Tax refund season is a big time for bankruptcy attorneys. Clients who have needed to file bankruptcy for a long time finally get the money they need to file. Suddenly clients who were on a $100 a month payment plan can pay in full and get their case filed.
Now that tax season is over clients are back to the reality that they need to save up for bankruptcy. Unfortunately there are few shortcuts to saving up for bankruptcy. The common ways clients save up are as follows:
- Gifts from family and friends. A well timed financial gift from family or friends can make the difference between filing this month and next year. Before your friends or family make this gift speak with a bankruptcy attorney. Large financial gifts within the past 6 months coupled with a certain level of income can disqualify you from chapter 7 bankruptcy. Talk to your lawyer.
- Reduce expenses. Some expenses can be safely reduced before you file bankruptcy. For instance, your bankruptcy attorney may tell you to stop making minimum credit card payments on cards that will get discharged in bankruptcy. Yes, you’ve been paying on those cards for a long time, but the minimum payment can be put to better uses. Again, talk with your bankruptcy lawyer about reducing your expenses before bankruptcy.

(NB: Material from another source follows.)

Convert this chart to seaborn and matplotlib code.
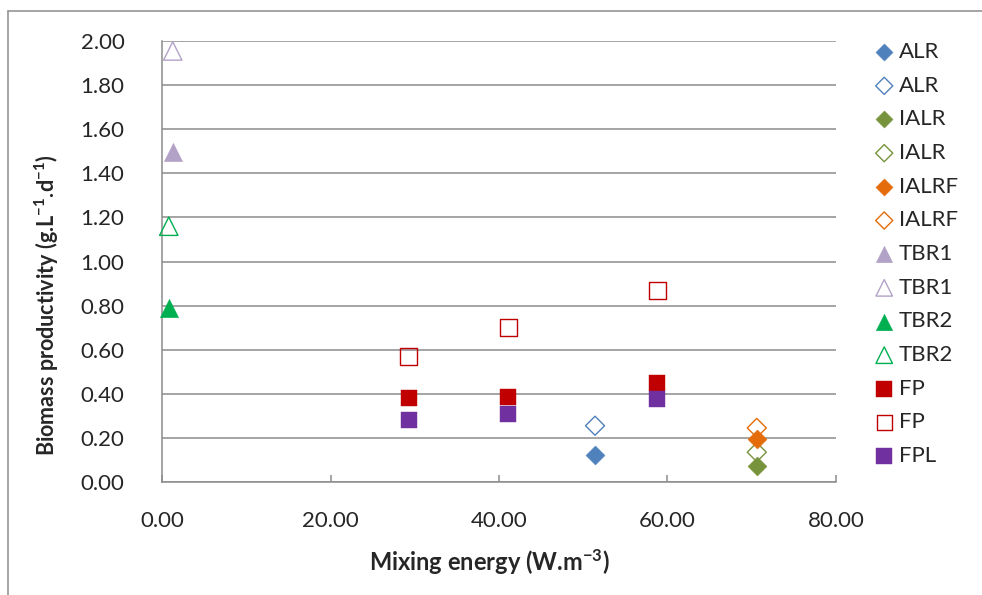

- Work more. This is easy to say but hard to do. Many clients work as hard as they can but can’t seem to save up. Some ways to increase income include a second job or a stay-at-home spouse picking up a part time job. Once more, an increase in your income 6 months before filing bankruptcy can disqualify you from chapter 7 bankruptcy. Ask your bankruptcy lawyer if a second job will jeopardize your bankruptcy.